Given information:
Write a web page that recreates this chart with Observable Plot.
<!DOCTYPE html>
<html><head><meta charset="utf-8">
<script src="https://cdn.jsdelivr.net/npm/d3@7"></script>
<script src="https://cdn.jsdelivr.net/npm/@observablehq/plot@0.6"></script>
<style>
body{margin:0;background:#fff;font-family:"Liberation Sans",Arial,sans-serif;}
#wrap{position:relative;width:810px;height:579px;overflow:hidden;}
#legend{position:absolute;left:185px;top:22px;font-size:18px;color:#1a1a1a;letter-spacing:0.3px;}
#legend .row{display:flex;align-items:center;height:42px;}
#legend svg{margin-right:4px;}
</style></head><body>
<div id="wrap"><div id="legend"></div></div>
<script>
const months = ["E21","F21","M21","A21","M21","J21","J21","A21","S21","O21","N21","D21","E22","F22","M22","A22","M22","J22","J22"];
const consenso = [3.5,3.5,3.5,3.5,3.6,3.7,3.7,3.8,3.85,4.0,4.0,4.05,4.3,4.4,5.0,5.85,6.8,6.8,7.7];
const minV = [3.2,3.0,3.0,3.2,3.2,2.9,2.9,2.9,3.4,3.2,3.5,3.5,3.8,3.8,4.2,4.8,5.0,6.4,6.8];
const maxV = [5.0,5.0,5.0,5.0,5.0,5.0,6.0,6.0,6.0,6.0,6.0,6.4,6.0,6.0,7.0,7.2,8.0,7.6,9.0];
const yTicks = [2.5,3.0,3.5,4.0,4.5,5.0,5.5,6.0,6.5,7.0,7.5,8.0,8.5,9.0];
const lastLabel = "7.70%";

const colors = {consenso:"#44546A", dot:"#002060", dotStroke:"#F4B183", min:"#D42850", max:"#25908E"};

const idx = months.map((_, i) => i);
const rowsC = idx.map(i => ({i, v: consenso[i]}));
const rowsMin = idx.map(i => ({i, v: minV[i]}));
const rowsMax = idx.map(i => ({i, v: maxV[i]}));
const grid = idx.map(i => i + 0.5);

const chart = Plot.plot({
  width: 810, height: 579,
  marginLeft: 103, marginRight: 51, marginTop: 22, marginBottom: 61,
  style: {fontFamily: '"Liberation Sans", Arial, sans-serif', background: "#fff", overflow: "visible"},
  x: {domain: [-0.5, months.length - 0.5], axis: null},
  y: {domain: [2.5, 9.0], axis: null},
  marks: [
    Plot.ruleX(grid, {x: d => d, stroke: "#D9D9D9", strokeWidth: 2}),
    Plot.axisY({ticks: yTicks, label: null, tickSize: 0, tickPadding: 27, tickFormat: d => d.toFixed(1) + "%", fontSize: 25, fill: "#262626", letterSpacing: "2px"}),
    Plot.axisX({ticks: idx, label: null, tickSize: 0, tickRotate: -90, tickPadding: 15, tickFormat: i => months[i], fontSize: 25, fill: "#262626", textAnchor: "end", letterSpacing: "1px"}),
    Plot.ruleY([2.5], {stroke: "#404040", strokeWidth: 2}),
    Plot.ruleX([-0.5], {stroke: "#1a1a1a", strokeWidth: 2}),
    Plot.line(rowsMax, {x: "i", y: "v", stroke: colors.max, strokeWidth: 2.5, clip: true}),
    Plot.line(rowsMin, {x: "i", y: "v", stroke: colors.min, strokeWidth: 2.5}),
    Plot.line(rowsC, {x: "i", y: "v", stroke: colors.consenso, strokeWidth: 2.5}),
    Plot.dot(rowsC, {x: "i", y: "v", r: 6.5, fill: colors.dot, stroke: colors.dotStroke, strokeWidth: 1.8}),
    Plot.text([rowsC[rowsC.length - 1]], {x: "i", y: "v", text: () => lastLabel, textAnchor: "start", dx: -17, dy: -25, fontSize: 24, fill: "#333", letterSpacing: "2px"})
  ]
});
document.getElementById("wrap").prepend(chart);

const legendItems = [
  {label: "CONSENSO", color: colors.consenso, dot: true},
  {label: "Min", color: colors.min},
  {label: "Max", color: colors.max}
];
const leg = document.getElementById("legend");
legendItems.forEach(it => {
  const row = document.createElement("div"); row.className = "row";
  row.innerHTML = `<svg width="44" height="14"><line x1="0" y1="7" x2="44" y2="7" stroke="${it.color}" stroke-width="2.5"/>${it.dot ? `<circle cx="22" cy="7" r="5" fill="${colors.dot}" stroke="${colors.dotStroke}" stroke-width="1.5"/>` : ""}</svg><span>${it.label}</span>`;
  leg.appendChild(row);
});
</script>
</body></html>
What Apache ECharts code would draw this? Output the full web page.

==

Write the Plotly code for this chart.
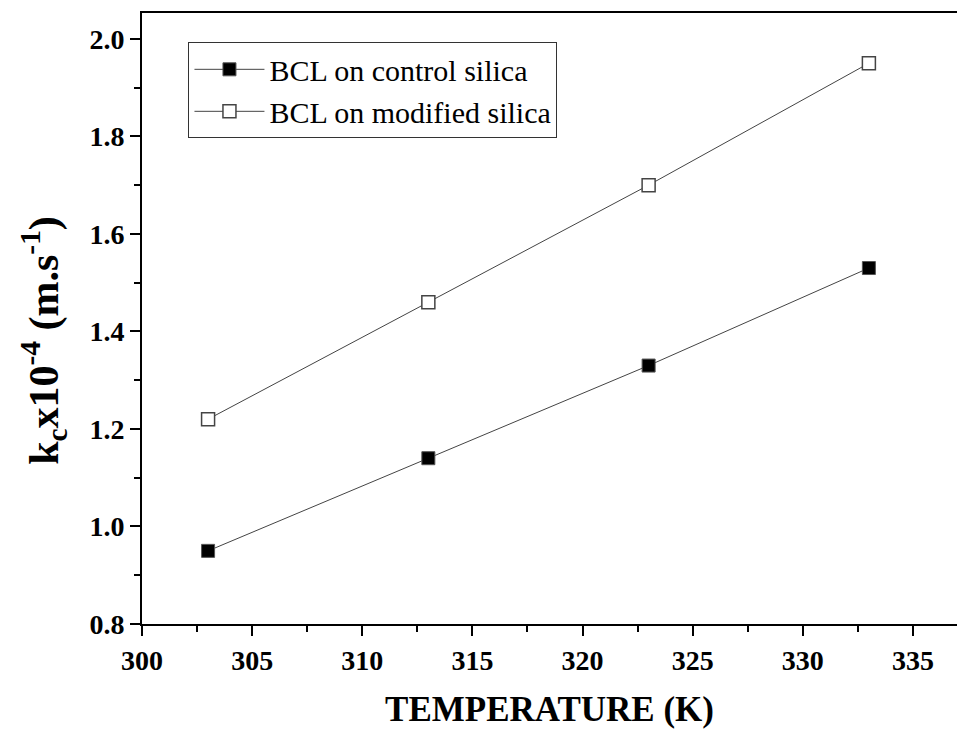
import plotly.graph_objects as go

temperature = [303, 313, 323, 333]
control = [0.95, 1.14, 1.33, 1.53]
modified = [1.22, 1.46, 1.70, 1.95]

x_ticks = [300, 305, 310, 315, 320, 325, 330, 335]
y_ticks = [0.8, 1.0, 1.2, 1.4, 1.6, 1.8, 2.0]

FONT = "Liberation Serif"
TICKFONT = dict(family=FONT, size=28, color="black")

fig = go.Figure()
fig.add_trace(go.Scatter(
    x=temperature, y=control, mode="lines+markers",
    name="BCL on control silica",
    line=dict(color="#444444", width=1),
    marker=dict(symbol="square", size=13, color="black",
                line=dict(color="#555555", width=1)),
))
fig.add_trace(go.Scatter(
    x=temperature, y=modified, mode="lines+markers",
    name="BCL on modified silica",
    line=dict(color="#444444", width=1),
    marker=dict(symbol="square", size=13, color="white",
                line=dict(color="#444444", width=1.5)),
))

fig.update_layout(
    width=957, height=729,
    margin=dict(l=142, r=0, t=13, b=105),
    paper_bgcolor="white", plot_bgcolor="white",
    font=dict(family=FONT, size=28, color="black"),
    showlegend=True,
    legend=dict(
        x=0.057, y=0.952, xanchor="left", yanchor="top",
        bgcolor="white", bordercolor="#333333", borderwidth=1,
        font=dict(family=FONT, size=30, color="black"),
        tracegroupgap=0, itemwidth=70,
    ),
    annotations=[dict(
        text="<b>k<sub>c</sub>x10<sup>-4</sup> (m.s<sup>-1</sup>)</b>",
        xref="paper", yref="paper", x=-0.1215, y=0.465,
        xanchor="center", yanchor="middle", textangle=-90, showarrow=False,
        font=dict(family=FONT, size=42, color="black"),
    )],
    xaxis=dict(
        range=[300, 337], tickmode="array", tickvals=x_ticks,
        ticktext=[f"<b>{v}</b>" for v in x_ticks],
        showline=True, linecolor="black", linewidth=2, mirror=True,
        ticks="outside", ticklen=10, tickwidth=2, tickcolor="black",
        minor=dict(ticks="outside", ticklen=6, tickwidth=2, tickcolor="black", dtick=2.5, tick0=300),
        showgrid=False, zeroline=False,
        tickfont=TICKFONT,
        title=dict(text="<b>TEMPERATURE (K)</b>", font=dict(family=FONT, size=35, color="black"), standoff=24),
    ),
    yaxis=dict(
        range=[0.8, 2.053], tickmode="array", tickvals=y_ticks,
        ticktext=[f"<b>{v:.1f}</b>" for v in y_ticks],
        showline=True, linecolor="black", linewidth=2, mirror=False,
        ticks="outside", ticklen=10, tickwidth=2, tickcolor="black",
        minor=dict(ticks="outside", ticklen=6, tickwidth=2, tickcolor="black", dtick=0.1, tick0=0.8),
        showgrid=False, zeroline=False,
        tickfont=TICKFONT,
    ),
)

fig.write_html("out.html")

...

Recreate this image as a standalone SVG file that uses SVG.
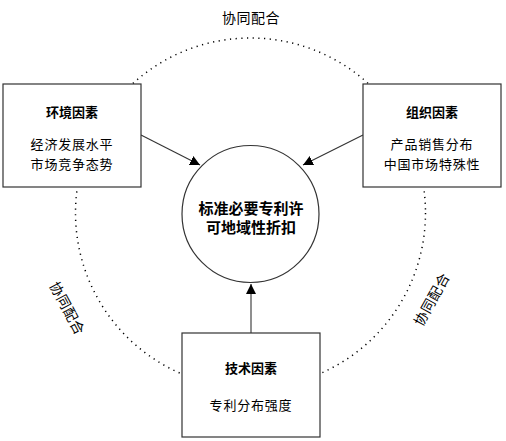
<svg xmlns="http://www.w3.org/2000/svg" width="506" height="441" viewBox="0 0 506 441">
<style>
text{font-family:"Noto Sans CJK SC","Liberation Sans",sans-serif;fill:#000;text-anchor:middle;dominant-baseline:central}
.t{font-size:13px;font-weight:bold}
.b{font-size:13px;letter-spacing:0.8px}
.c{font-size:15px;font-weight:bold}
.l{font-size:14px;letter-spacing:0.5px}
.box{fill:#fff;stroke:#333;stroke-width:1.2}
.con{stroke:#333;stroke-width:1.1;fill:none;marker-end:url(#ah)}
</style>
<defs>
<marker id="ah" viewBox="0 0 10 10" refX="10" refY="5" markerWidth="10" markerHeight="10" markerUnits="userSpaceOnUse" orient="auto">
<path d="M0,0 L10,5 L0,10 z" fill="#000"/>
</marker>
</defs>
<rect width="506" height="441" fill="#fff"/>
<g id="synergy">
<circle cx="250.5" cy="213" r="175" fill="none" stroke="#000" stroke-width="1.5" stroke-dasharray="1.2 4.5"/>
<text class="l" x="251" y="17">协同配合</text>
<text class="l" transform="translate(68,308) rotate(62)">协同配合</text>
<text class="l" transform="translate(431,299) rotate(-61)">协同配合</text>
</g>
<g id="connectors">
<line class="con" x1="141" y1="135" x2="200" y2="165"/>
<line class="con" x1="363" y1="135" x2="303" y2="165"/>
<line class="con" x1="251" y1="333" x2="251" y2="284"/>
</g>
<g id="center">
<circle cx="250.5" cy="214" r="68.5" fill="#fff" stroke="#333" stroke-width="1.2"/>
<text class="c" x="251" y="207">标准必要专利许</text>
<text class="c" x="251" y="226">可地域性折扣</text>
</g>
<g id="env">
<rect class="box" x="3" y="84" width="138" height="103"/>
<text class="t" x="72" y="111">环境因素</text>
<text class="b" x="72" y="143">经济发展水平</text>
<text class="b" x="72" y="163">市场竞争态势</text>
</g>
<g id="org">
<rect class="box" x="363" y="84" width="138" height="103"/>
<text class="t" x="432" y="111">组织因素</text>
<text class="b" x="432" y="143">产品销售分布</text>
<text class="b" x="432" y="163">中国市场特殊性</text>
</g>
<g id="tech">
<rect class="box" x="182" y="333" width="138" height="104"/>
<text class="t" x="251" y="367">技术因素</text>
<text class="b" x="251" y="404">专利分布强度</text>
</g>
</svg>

Exercise aim: Return exactly, and only, the lines from the one containing "Write a web" down to the one containing "const grid = idx.map(i => i + 0.5);", with both of those lines included.

Finished task:
Write a web page that recreates this chart with Observable Plot.
<!DOCTYPE html>
<html><head><meta charset="utf-8">
<script src="https://cdn.jsdelivr.net/npm/d3@7"></script>
<script src="https://cdn.jsdelivr.net/npm/@observablehq/plot@0.6"></script>
<style>
body{margin:0;background:#fff;font-family:"Liberation Sans",Arial,sans-serif;}
#wrap{position:relative;width:810px;height:579px;overflow:hidden;}
#legend{position:absolute;left:185px;top:22px;font-size:18px;color:#1a1a1a;letter-spacing:0.3px;}
#legend .row{display:flex;align-items:center;height:42px;}
#legend svg{margin-right:4px;}
</style></head><body>
<div id="wrap"><div id="legend"></div></div>
<script>
const months = ["E21","F21","M21","A21","M21","J21","J21","A21","S21","O21","N21","D21","E22","F22","M22","A22","M22","J22","J22"];
const consenso = [3.5,3.5,3.5,3.5,3.6,3.7,3.7,3.8,3.85,4.0,4.0,4.05,4.3,4.4,5.0,5.85,6.8,6.8,7.7];
const minV = [3.2,3.0,3.0,3.2,3.2,2.9,2.9,2.9,3.4,3.2,3.5,3.5,3.8,3.8,4.2,4.8,5.0,6.4,6.8];
const maxV = [5.0,5.0,5.0,5.0,5.0,5.0,6.0,6.0,6.0,6.0,6.0,6.4,6.0,6.0,7.0,7.2,8.0,7.6,9.0];
const yTicks = [2.5,3.0,3.5,4.0,4.5,5.0,5.5,6.0,6.5,7.0,7.5,8.0,8.5,9.0];
const lastLabel = "7.70%";

const colors = {consenso:"#44546A", dot:"#002060", dotStroke:"#F4B183", min:"#D42850", max:"#25908E"};

const idx = months.map((_, i) => i);
const rowsC = idx.map(i => ({i, v: consenso[i]}));
const rowsMin = idx.map(i => ({i, v: minV[i]}));
const rowsMax = idx.map(i => ({i, v: maxV[i]}));
const grid = idx.map(i => i + 0.5);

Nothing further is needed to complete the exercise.